▶ _To do_
Up to and including the line with "(0,0) rectangle (618,800);", write out the listing from its first line, minus the pictures.
======== Given data ========
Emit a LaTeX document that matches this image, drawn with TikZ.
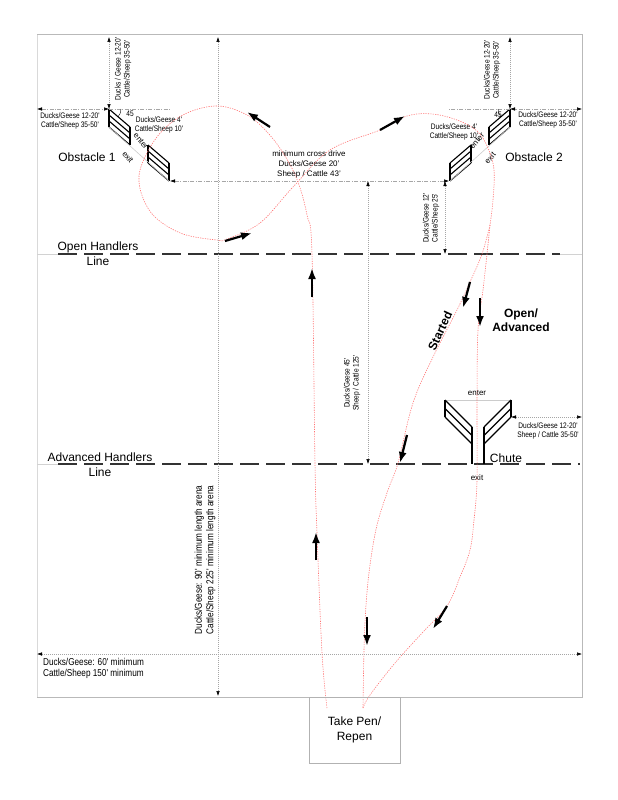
\documentclass[tikz,border=0pt]{standalone}
\usepackage{fontspec}
\setmainfont{Liberation Sans}
\newfontfamily\narrowsans[FakeStretch=0.82]{Liberation Sans}
\usetikzlibrary{arrows.meta}

\tikzset{
  dimtip/.tip={Latex[length=5pt,width=3.5pt,color=black]},
  both/.style={dimtip-dimtip},
  frame/.style={draw=gray!55, line width=1pt},
  fence/.style={draw=black, line width=1.1pt},
  gate/.style={draw=gray!40, line width=0.6pt},
  dotline/.style={draw=gray!70, line width=0.5pt, dash pattern=on 0.8pt off 1.2pt},
  dashdotline/.style={draw=gray!70, line width=0.5pt, dash pattern=on 4pt off 1.5pt on 0.8pt off 1.5pt},
  course/.style={draw=red!55, line width=0.6pt, dash pattern=on 1.2pt off 1.2pt},
  flow/.style={draw=black, line width=2.2pt, -{Latex[length=11pt,width=8pt]}},
  handlers/.style={draw=black!80, line width=1.6pt, dash pattern=on 19pt off 7pt},
  dimtxt/.style={font=\narrowsans\fontsize{8}{9}\selectfont, align=center, inner sep=1pt},
  bigdim/.style={dimtxt, font=\narrowsans\fontsize{10}{11.5}\selectfont},
  midtxt/.style={font=\fontsize{8}{10}\selectfont, align=center, inner sep=1pt},
  bigtxt/.style={font=\fontsize{12}{15}\selectfont, align=center, inner sep=1pt},
  boldtxt/.style={font=\bfseries\fontsize{12}{14}\selectfont, align=center, inner sep=1pt},
}

\begin{document}
\begin{tikzpicture}[x=1pt,y=-1pt]
\useasboundingbox (0,0) rectangle (618,800);

% arena
\draw[frame, draw=gray!30] (37,35) -- (37,697);
\draw[frame] (37,35) -- (582,35) -- (582,697) -- (37,697);
\draw[frame, draw=gray!35] (37,254) -- (58,254) (560,254) -- (582,254) (37,464) -- (58,464);
\draw[handlers] (58,254) -- (560,254);
\draw[handlers] (58,464) -- (580,464);
\node[bigtxt] (openline) at (98,253.5) {Open Handlers\\Line};
\node[bigtxt] (advline) at (100,464.5) {Advanced Handlers\\Line};

% obstacles
\foreach \s/\ox in {1/109,-1/510} {
  \begin{scope}[shift={(\ox,109)}, xscale=\s]
    \foreach \px/\py in {0/0,39/36} {
      \draw[fence] (\px,\py) -- ++(0,18);
      \draw[fence] (\px+21,\py+18) -- ++(0,18);
      \foreach \k in {0,6,12,18} \draw[fence] (\px,\py+\k) -- (\px+21,\py+18+\k);
    }
    \draw[gate] (0,18) -- (60,72);
    \draw[dotline, both] (0,-72) -- (0,0);
    \draw[dashdotline, both] (-72,0) -- (0,0);
    \draw[dashdotline] (0,0) -- (61,0);
    \draw[black, line width=0.4pt] (12,0) arc[start angle=0, end angle=42, radius=12];
  \end{scope}
}
\node[dimtxt, rotate=90] (obs1v) at (123,69) {Ducks / Geese 12-20'\\Cattle/Sheep 35-50'};
\node[dimtxt] (obs1h) at (70,121) {Ducks/Geese 12-20'\\Cattle/Sheep 35-50'};
\node[dimtxt] (obs1g) at (159,125) {Ducks/Geese 4'\\Cattle/Sheep 10'};
\node[dimtxt] (obs1a) at (130,114) {45};
\node[midtxt, rotate=-50] (obs1in) at (141,141) {enter};
\node[midtxt, rotate=-50] (obs1out) at (128,157) {exit};
\node[bigtxt] (obs1) at (87,157) {Obstacle 1};
\node[dimtxt, rotate=90] (obs2v) at (492,70) {Ducks/Geese 12-20'\\Cattle/Sheep 35-50'};
\node[dimtxt] (obs2h) at (548,120) {Ducks/Geese 12-20'\\Cattle/Sheep 35-50'};
\node[dimtxt] (obs2g) at (454,132) {Ducks/Geese 4'\\Cattle/Sheep 10'};
\node[dimtxt] (obs2a) at (498,115) {45};
\node[midtxt, rotate=50] (obs2in) at (477,141) {enter};
\node[midtxt, rotate=50] (obs2out) at (490,158) {exit};
\node[bigtxt] (obs2) at (534,157) {Obstacle 2};

% chute
\draw[gate] (445,400) -- (511,400);
\foreach \s in {1,-1} {
  \begin{scope}[shift={(478,0)}, xscale=\s]
    \draw[fence] (-33,400) -- (-33,417);
    \foreach \k in {0,8.5,17} \draw[fence] (-33,400+\k) -- (-6,427+\k);
    \draw[fence] (-6,427) -- (-6,464);
  \end{scope}
}
\node[midtxt] (chutein) at (477,393) {enter};
\node[midtxt] (chuteout) at (477,478) {exit};
\node[bigtxt] (chute) at (506,458) {Chute};

% dimensions
\draw[dashdotline, both] (170,181) -- (449,181);
\node[midtxt] (cross) at (309,164) {minimum cross drive\\Ducks/Geese 20'\\Sheep / Cattle 43'};
\draw[dotline, both] (445,181) -- (445,254);
\node[dimtxt, rotate=90] (gap) at (431,218) {Ducks/Geese 12'\\Cattle/Sheep 25'};
\draw[dotline, both] (368,181) -- (368,464);
\node[dimtxt, rotate=90] (depth) at (352,383) {Ducks/Geese 45'\\Sheep / Cattle 125'};
\draw[dotline, both] (511,417) -- (582,417);
\node[dimtxt] (chutedim) at (548,431) {Ducks/Geese 12-20'\\Sheep / Cattle 35-50'};
\draw[dotline, both] (218,37) -- (218,696);
\node[bigdim, rotate=90] (length) at (205,560) {Ducks/Geese: 90' minimum length arena\\Cattle/Sheep 225' minimum length arena};
\draw[dotline, both] (37,654) -- (582,654);
\node[bigdim, align=left, anchor=north west] (width) at (42,657) {Ducks/Geese: 60' minimum\\Cattle/Sheep 150' minimum};

% course
\draw[course] plot[smooth, tension=0.6] coordinates {(327,708) (322,653) (317,533) (315,464) (312,254) (307,215) (298,182) (285,156) (268,133) (247,115) (218,106) (187,113) (163,130) (147,153) (139,176) (143,198) (156,218) (183,234) (217,240) (227,239) (260,223) (293,187) (330,150) (380,130) (407,116) (432,114) (457,120) (477,131) (488,148) (494,170) (493,200) (490,225)};
\draw[course] plot[smooth, tension=0.6] coordinates {(490,225) (482,254) (470,282) (457,310) (433,357) (413,403) (398,463) (388,490) (377,525) (370,565) (366,605) (364,650) (363,708)};
\draw[course] plot[smooth, tension=0.6] coordinates {(490,225) (487,254) (483,290) (478,330) (477,400) (477,480) (474,520) (470,550) (460,577) (447,606) (423,632) (395,663) (370,695) (363,708)};
\draw[flow] (316,560) -- (316,532);
\draw[flow] (312,297) -- (312,268);
\draw[flow] (270,127) -- (247,112);
\draw[flow] (225,241) -- (252,233);
\draw[flow] (380,130) -- (405,116);
\draw[flow] (470,282) -- (463,308);
\draw[flow] (480,298) -- (480,327);
\draw[flow] (407,435) -- (400,463);
\draw[flow] (367,617) -- (367,646);
\draw[flow] (447,606) -- (433,629);
\node[boldtxt, rotate=65] (started) at (440,331) {Started};
\node[boldtxt] (openadv) at (521,320) {Open/\\Advanced};

% pen
\node[draw=gray!60, line width=0.8pt, minimum width=91pt, minimum height=66pt, bigtxt] (pen) at (354.5,730) {Take Pen/\\Repen};
\end{tikzpicture}
\end{document}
========
▶ _Response to the task_
Emit a LaTeX document that matches this image, drawn with TikZ.
\documentclass[tikz,border=0pt]{standalone}
\usepackage{fontspec}
\setmainfont{Liberation Sans}
\newfontfamily\narrowsans[FakeStretch=0.82]{Liberation Sans}
\usetikzlibrary{arrows.meta}

\tikzset{
  dimtip/.tip={Latex[length=5pt,width=3.5pt,color=black]},
  both/.style={dimtip-dimtip},
  frame/.style={draw=gray!55, line width=1pt},
  fence/.style={draw=black, line width=1.1pt},
  gate/.style={draw=gray!40, line width=0.6pt},
  dotline/.style={draw=gray!70, line width=0.5pt, dash pattern=on 0.8pt off 1.2pt},
  dashdotline/.style={draw=gray!70, line width=0.5pt, dash pattern=on 4pt off 1.5pt on 0.8pt off 1.5pt},
  course/.style={draw=red!55, line width=0.6pt, dash pattern=on 1.2pt off 1.2pt},
  flow/.style={draw=black, line width=2.2pt, -{Latex[length=11pt,width=8pt]}},
  handlers/.style={draw=black!80, line width=1.6pt, dash pattern=on 19pt off 7pt},
  dimtxt/.style={font=\narrowsans\fontsize{8}{9}\selectfont, align=center, inner sep=1pt},
  bigdim/.style={dimtxt, font=\narrowsans\fontsize{10}{11.5}\selectfont},
  midtxt/.style={font=\fontsize{8}{10}\selectfont, align=center, inner sep=1pt},
  bigtxt/.style={font=\fontsize{12}{15}\selectfont, align=center, inner sep=1pt},
  boldtxt/.style={font=\bfseries\fontsize{12}{14}\selectfont, align=center, inner sep=1pt},
}

\begin{document}
\begin{tikzpicture}[x=1pt,y=-1pt]
\useasboundingbox (0,0) rectangle (618,800);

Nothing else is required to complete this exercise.